HIV infection and AIDS

HIV infection and AIDS

HIV, short for "human immunodefiency virus" is a virus that progressively destroys the body's immune system. It does so by killing or damaging cells of the body's immune system.

In the early stages, HIV infection may have no symptoms or just symptoms of a flu-like illness. However as the disease progresses, the symptoms become progressively more severe. This may take several years to manifest.

AIDS (acquired immunodeficiency syndrome) is the advanced stage of HIV infection. The body's immune system has been largely destroyed and it is susceptible to many life-threatening diseases and certain cancers.

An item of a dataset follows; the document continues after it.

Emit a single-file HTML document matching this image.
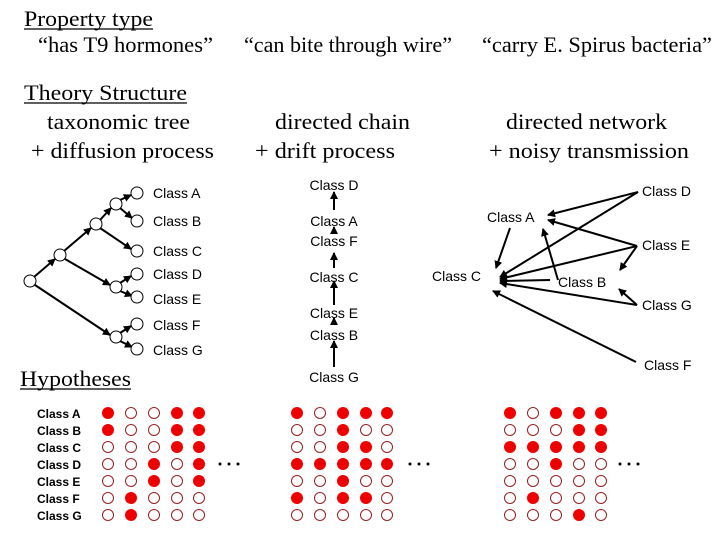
<!DOCTYPE html>
<html><head><meta charset="utf-8"><style>
html,body{margin:0;padding:0;background:#fff;}
svg{display:block;}
.s{font-family:"Liberation Serif",serif;font-size:22px;fill:#000;}
.a{font-family:"Liberation Sans",sans-serif;font-size:14px;fill:#000;}
.h{font-family:"Liberation Sans",sans-serif;font-size:12px;font-weight:bold;fill:#000;}
</style></head><body>
<svg width="720" height="540" viewBox="0 0 720 540" xmlns="http://www.w3.org/2000/svg">
<defs>
<marker id="ar" markerWidth="8" markerHeight="8" refX="7" refY="4" orient="auto" markerUnits="userSpaceOnUse">
<path d="M0,0 L8,4 L0,8 z" fill="#000"/></marker>
</defs>
<!-- headers -->
<text class="s" x="24" y="26" textLength="129" lengthAdjust="spacingAndGlyphs">Property type</text>
<line x1="24" y1="29" x2="153" y2="29" stroke="#000" stroke-width="1.2"/>
<text class="s" x="38" y="52" textLength="175" lengthAdjust="spacingAndGlyphs">“has T9 hormones”</text>
<text class="s" x="244" y="52" textLength="208" lengthAdjust="spacingAndGlyphs">“can bite through wire”</text>
<text class="s" x="482" y="52" textLength="230" lengthAdjust="spacingAndGlyphs">“carry E. Spirus bacteria”</text>
<text class="s" x="24" y="100" textLength="163" lengthAdjust="spacingAndGlyphs">Theory Structure</text>
<line x1="24" y1="103" x2="187" y2="103" stroke="#000" stroke-width="1.2"/>
<text class="s" x="47" y="129" textLength="143" lengthAdjust="spacingAndGlyphs">taxonomic tree</text>
<text class="s" x="275" y="129" textLength="135" lengthAdjust="spacingAndGlyphs">directed chain</text>
<text class="s" x="506" y="129" textLength="161" lengthAdjust="spacingAndGlyphs">directed network</text>
<text class="s" x="31" y="158" textLength="183" lengthAdjust="spacingAndGlyphs">+ diffusion process</text>
<text class="s" x="255" y="158" textLength="140" lengthAdjust="spacingAndGlyphs">+ drift process</text>
<text class="s" x="489" y="158" textLength="200" lengthAdjust="spacingAndGlyphs">+ noisy transmission</text>
<text class="s" x="20" y="386" textLength="111" lengthAdjust="spacingAndGlyphs">Hypotheses</text>
<line x1="20" y1="389" x2="131" y2="389" stroke="#000" stroke-width="1.2"/>

<!-- tree -->
<g stroke="#000" stroke-width="2" marker-end="url(#ar)">
<line x1="34" y1="277" x2="55" y2="259"/>
<line x1="64" y1="251" x2="91" y2="228"/>
<line x1="100" y1="220" x2="111" y2="208"/>
<line x1="120" y1="200" x2="131" y2="195"/>
<line x1="120" y1="208" x2="132" y2="218"/>
<line x1="100" y1="228" x2="131" y2="249"/>
<line x1="65" y1="259" x2="110" y2="285"/>
<line x1="120" y1="283" x2="131" y2="276"/>
<line x1="120" y1="291" x2="132" y2="296"/>
<line x1="35" y1="285" x2="110" y2="335"/>
<line x1="120" y1="333" x2="131" y2="326"/>
<line x1="120" y1="341" x2="132" y2="347"/>
</g>
<g fill="#fff" stroke="#000" stroke-width="1">
<circle cx="30" cy="281" r="6"/><circle cx="60" cy="255" r="6"/><circle cx="96" cy="224" r="6"/>
<circle cx="116" cy="204" r="6"/><circle cx="116" cy="287" r="6"/><circle cx="116" cy="337" r="6"/>
<circle cx="137" cy="193" r="6"/><circle cx="137" cy="221" r="6"/><circle cx="137" cy="251" r="6"/>
<circle cx="137" cy="274" r="6"/><circle cx="137" cy="297" r="6"/><circle cx="137" cy="324" r="6"/>
<circle cx="137" cy="349" r="6"/>
</g>
<text class="a" x="153" y="198">Class A</text>
<text class="a" x="153" y="226">Class B</text>
<text class="a" x="153" y="256">Class C</text>
<text class="a" x="153" y="279">Class D</text>
<text class="a" x="153" y="304">Class E</text>
<text class="a" x="153" y="330">Class F</text>
<text class="a" x="153" y="355">Class G</text>

<!-- chain -->
<g class="a" text-anchor="middle">
<text x="334" y="190">Class D</text>
<text x="334" y="226">Class A</text>
<text x="334" y="246">Class F</text>
<text x="334" y="282">Class C</text>
<text x="334" y="318">Class E</text>
<text x="334" y="340">Class B</text>
<text x="334" y="382">Class G</text>
</g>
<g stroke="#000" stroke-width="2" marker-end="url(#ar)">
<line x1="334" y1="210" x2="334" y2="192"/>
<line x1="334" y1="232" x2="334" y2="227"/>
<line x1="334" y1="268" x2="334" y2="253"/>
<line x1="334" y1="305" x2="334" y2="281"/>
<line x1="334" y1="325" x2="334" y2="318"/>
<line x1="334" y1="367" x2="334" y2="341"/>
</g>

<!-- network -->
<g class="a">
<text x="642" y="196">Class D</text>
<text x="487" y="222">Class A</text>
<text x="642" y="250">Class E</text>
<text x="432" y="281">Class C</text>
<text x="558" y="287">Class B</text>
<text x="642" y="310">Class G</text>
<text x="644" y="370">Class F</text>
</g>
<g stroke="#000" stroke-width="2" marker-end="url(#ar)">
<line x1="638" y1="192" x2="548" y2="215"/>
<line x1="638" y1="192" x2="500" y2="277"/>
<line x1="637" y1="246" x2="548" y2="220"/>
<line x1="637" y1="246" x2="500" y2="279"/>
<line x1="637" y1="246" x2="620" y2="270"/>
<line x1="510" y1="228" x2="496" y2="268"/>
<line x1="558" y1="280" x2="543" y2="229"/>
<line x1="550" y1="280" x2="500" y2="281"/>
<line x1="637" y1="305" x2="500" y2="283"/>
<line x1="637" y1="305" x2="619" y2="289"/>
<line x1="636" y1="362" x2="493" y2="291"/>
</g>

<!-- hypotheses labels -->
<g class="h">
<text x="37" y="418">Class A</text>
<text x="37" y="435">Class B</text>
<text x="37" y="452">Class C</text>
<text x="37" y="469">Class D</text>
<text x="37" y="486">Class E</text>
<text x="37" y="503">Class F</text>
<text x="37" y="520">Class G</text>
</g>
<g id="dots" stroke="#8b1a1a" stroke-width="1">
<!-- grid1 -->
<g transform="translate(108,0)">
</g>
</g>
<g fill="#000">
<circle cx="220" cy="464" r="1.5"/><circle cx="229" cy="464" r="1.5"/><circle cx="238" cy="464" r="1.5"/>
<circle cx="410" cy="464" r="1.5"/><circle cx="419" cy="464" r="1.5"/><circle cx="428" cy="464" r="1.5"/>
<circle cx="620" cy="464" r="1.5"/><circle cx="629" cy="464" r="1.5"/><circle cx="638" cy="464" r="1.5"/>
</g>
<g id="grids"></g>
<script>
(function(){
var rows=[413,430,447,464,481,498,515];
var grids=[
 {x:[108,131,154,177,199],d:["10011","10011","00011","00101","00101","01000","01000"]},
 {x:[297,320,343,366,387],d:["10111","00100","00110","11111","00100","10110","00000"]},
 {x:[510,533,556,579,601],d:["10111","00011","11111","00100","00000","01000","00010"]}
];
var g=document.getElementById('grids'),ns="http://www.w3.org/2000/svg";
grids.forEach(function(gr){gr.d.forEach(function(r,i){for(var j=0;j<5;j++){
 var c=document.createElementNS(ns,'circle');
 c.setAttribute('cx',gr.x[j]);c.setAttribute('cy',rows[i]);
 if(r[j]=='1'){c.setAttribute('r',6);c.setAttribute('fill','#ee0000');}
 else{c.setAttribute('r',5.5);c.setAttribute('fill','#fff');c.setAttribute('stroke','#9b2020');c.setAttribute('stroke-width','1');}
 g.appendChild(c);}});});
})();
</script>
</svg>
</body></html>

HIV infection reached world wide epidemic proportions since emerging in the 1980s. Transmission is mostly done through unprotected sex, the sharing of syringes or needles, and from infected mother to baby during pregnancy or birth. However there is no evidence that the infection can be spread through saliva or casual contact.

In the final stages of disease where the body has practically no immune system, all sorts of opportunistic infection can affect the body. The inevitable result of this is death.

Precautions that can be taken to prevent HIV infection include having no unprotected sex especially with someone you do not know well even if he or she shows no symptoms of infection. 

Also do not share or repeat the use of needles and syringes. The best thing to do is to not to have multiple sex partners and not to take drugs. AIDS is a killer. Your life is too precious to take chances with it.